There are many aspects to criticize, including Trump's "chainsaw" policy, a term coined by Trump advisor and Tesla boss Elon Musk. Two and a half months after taking office again, Trump has launched a campaign against science. He is cutting government research funding and laying off thousands of federal science employees. The first researchers are now leaving the country, including the renowned historians Timothy Snyder, Marci Shore and Jason Stanley, who are moving to Canada.

Sontag would probably also have been displeased by Trump's decrees against research in the areas of diversity, equality and inclusion (DEI) or the Trump administration's measures against immigration — not to mention Trump's attempt to force universities into line by withdrawing state funding, points out cultural historian Bernd Hüppauf.
However, Hüppauf does not believe that Sontag would have taken a concrete public stance on this: "I can imagine her writing an essay about the world's new autocrats in the New Yorker, but not a protest piece against Trump," Hüppauf told DW.
A public moral authority
"Intellectuals with a public impact do not exist in the United States," postulates Bernd Hüppauf in an op-ed in the German daily FAZ at the start of Trump's first term in 2016.
Despite their expertise, he adds, even the likes of Susan Sontag, Noam Chomsky or Hannah Arendt didn't manage to shape the political landscape. "The triumph of Donald Trump is not due to the failure of intellectuals, but is a symptom of the failure of democracy," concludes Hüppauf.

For biographer Anna-Lisa Dieter, Susan Sontag was definitely "a public moral authority." As such, Sontag, who was involved in cultural politics and president of PEN America from 1987 to 1989, might also have taken offense at Trump's attacks on US museums that hold exhibitions on racism, colonialism and sexism, for example. These would have personally affected the bisexual intellectual, who surrounded herself with African-American friends.
Mediator between America and Europe
Susan Sontag saw herself as a border crosser between Europe and the USA. "She repeatedly intervened politically," says Kristina Jaspers, curator of the current exhibition on Susan Sontag at the Bundeskunsthalle in Bonn.
Occasionally, Sontag broke with her audience's expectations. For example, in 2003, the year in which US troops invaded Iraq, Sontag received the Peace Prize of the German Book Trade in Frankfurt's Paulskirche as a "mediator between Europe and the United States." It was expected that she would sharply criticize the US government in her acceptance speech. US Ambassador Dan Coats, a Republican, was therefore conspicuously absent from the ceremony. However, Sontag focused her speech on the transatlantic relationship and appealed to her fellow writers to focus their attention on the world.

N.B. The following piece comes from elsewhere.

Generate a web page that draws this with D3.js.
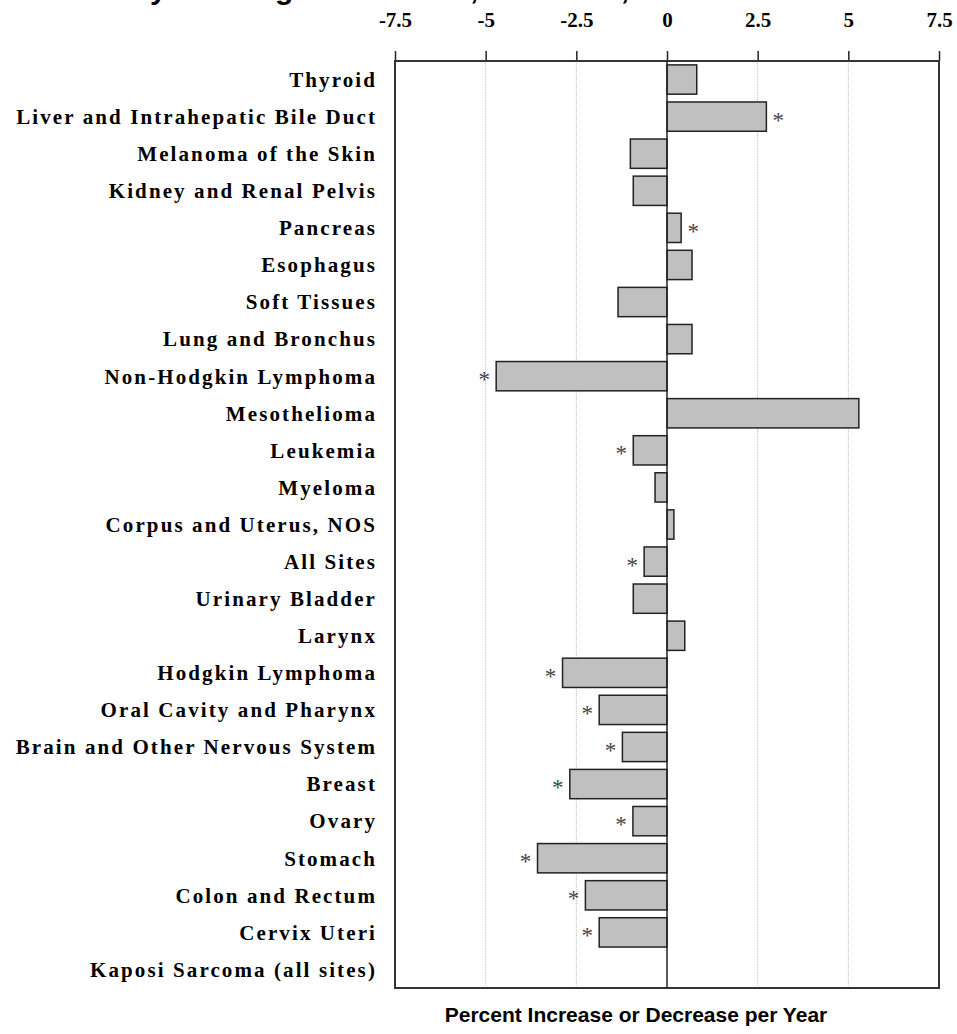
<!DOCTYPE html>
<html>
<head>
<meta charset="utf-8">
<script src="https://cdn.jsdelivr.net/npm/d3@7"></script>
<style>
  html, body { margin: 0; padding: 0; background: #fff; }
  svg { display: block; }
</style>
</head>
<body>
<svg id="chart" width="957" height="1034"></svg>
<script>
const titleText = "Trends by Ranking for Females, All Races, 2000-2019";
const categories = [
  "Thyroid", "Liver and Intrahepatic Bile Duct", "Melanoma of the Skin",
  "Kidney and Renal Pelvis", "Pancreas", "Esophagus", "Soft Tissues",
  "Lung and Bronchus", "Non-Hodgkin Lymphoma", "Mesothelioma", "Leukemia",
  "Myeloma", "Corpus and Uterus, NOS", "All Sites", "Urinary Bladder",
  "Larynx", "Hodgkin Lymphoma", "Oral Cavity and Pharynx",
  "Brain and Other Nervous System", "Breast", "Ovary", "Stomach",
  "Colon and Rectum", "Cervix Uteri", "Kaposi Sarcoma (all sites)"
];
const values = [
  0.82, 2.74, -1.01, -0.93, 0.39, 0.69, -1.35, 0.69, -4.71, 5.29, -0.93,
  -0.33, 0.19, -0.63, -0.93, 0.49, -2.88, -1.87, -1.23, -2.68, -0.94,
  -3.57, -2.25, -1.87, null
];
const significant = [
  false, true, false, false, true, false, false, false, true, false, true,
  false, false, true, false, false, true, true, true, true, true,
  true, true, true, false
];
const tickValues = [-7.5, -5, -2.5, 0, 2.5, 5, 7.5];
const tickLabels = ["-7.5", "-5", "-2.5", "0", "2.5", "5", "7.5"];
const axisTitle = "Percent Increase or Decrease per Year";

const svg = d3.select("#chart");
const plot = { left: 395, right: 939, top: 61, bottom: 988 };

const x = d3.scaleLinear().domain([-7.5, 7.5]).range([plot.left, plot.right]);
const y = d3.scaleBand().domain(categories).range([plot.top, plot.bottom]).paddingInner(0.21).paddingOuter(0.105);

// title (mostly cut off at the top, as in the original)
svg.append("text")
  .attr("x", 25).attr("y", -1)
  .attr("font-family", "Liberation Sans, Arial, sans-serif")
  .attr("font-weight", "bold").attr("font-size", 30)
  .attr("fill", "#000")
  .text(titleText);

// gridlines
svg.append("g")
  .selectAll("line")
  .data(tickValues.filter(v => v !== 0 && Math.abs(v) !== 7.5))
  .join("line")
  .attr("x1", d => x(d)).attr("x2", d => x(d))
  .attr("y1", plot.top).attr("y2", plot.bottom)
  .attr("stroke", "#bbb").attr("stroke-width", 1)
  .attr("stroke-dasharray", "1,1");

// top axis
const axis = d3.axisTop(x)
  .tickValues(tickValues)
  .tickFormat((d, i) => tickLabels[i])
  .tickSize(10)
  .tickPadding(24);
const gAxis = svg.append("g").attr("transform", `translate(0,${plot.top})`).call(axis);
gAxis.select(".domain").remove();
gAxis.selectAll(".tick line").attr("stroke", "#222").attr("stroke-width", 1.5);
gAxis.selectAll(".tick text")
  .attr("font-family", "Liberation Serif, 'Times New Roman', serif")
  .attr("font-weight", "bold").attr("font-size", 21).attr("fill", "#000");

// frame
svg.append("rect")
  .attr("x", plot.left).attr("y", plot.top)
  .attr("width", plot.right - plot.left).attr("height", plot.bottom - plot.top)
  .attr("fill", "none").attr("stroke", "#333").attr("stroke-width", 2);

const data = categories.map((c, i) => ({ c, v: values[i], s: significant[i] }));

// bars
svg.append("g")
  .selectAll("rect")
  .data(data.filter(d => d.v !== null))
  .join("rect")
  .attr("x", d => x(Math.min(0, d.v)))
  .attr("width", d => Math.abs(x(d.v) - x(0)))
  .attr("y", d => y(d.c))
  .attr("height", y.bandwidth())
  .attr("fill", "#c0c0c0")
  .attr("stroke", "#222").attr("stroke-width", 1.5);

// zero line
svg.append("line")
  .attr("x1", x(0)).attr("x2", x(0))
  .attr("y1", plot.top).attr("y2", plot.bottom)
  .attr("stroke", "#222").attr("stroke-width", 1.5);

// asterisks
svg.append("g")
  .selectAll("text")
  .data(data.filter(d => d.s && d.v !== null))
  .join("text")
  .attr("x", d => d.v >= 0 ? x(d.v) + 12 : x(d.v) - 12)
  .attr("y", d => y(d.c) + y.bandwidth() / 2 + 11)
  .attr("text-anchor", "middle")
  .attr("font-family", "Liberation Serif, 'Times New Roman', serif")
  .attr("font-size", 23).attr("fill", "#444")
  .text("*");

// category labels
svg.append("g")
  .selectAll("text")
  .data(categories)
  .join("text")
  .attr("x", 377)
  .attr("y", d => y(d) + y.bandwidth() / 2)
  .attr("dy", "0.35em")
  .attr("text-anchor", "end")
  .attr("font-family", "Liberation Serif, 'Times New Roman', serif")
  .attr("font-weight", "bold").attr("font-size", 21)
  .attr("letter-spacing", "2.1px")
  .attr("fill", "#000")
  .text(d => d);

// axis title
svg.append("text")
  .attr("x", 636).attr("y", 1022)
  .attr("text-anchor", "middle")
  .attr("font-family", "Liberation Sans, Arial, sans-serif")
  .attr("font-weight", "bold").attr("font-size", 21).attr("fill", "#000")
  .text(axisTitle);
</script>
</body>
</html>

However, she repeatedly criticized her own country.
Sontag protested against the Vietnam War, took part in demonstrations and events. She traveled, wrote and filmed. She made a documentary film about the Yom Kippur War. Sontag overcame two bouts of cancer, which she also dealt with in essays, and analyzed the socio-political context of AIDS, which killed people around her.
During the Bosnian war, she traveled to Sarajevo, which was besieged by Serbian militias.
After the terrorist attacks of September 11, 2001, she railed against the "war on terror" proclaimed by then US President George W. Bush, contradicting the prevailing opinion in the country's politics and media.
You can imagine what she would have said about Donald Trump's populism. "In my opinion, only a critical, dialectical, skeptical intelligence that counters any simplification deserves to be defended," she wrote in a volume of essays in the early 1970s.
And on the impact of images, long before the advent of Instagram, TikTok, Truth Social and the like, she noted: "Today, everything exists to be photographed." She was "almost prophetic" on certain topics, says biographer Anna-Lisa Dieter, "but in any case, she was the moral conscience that we are currently lacking."
This article was originally written in German.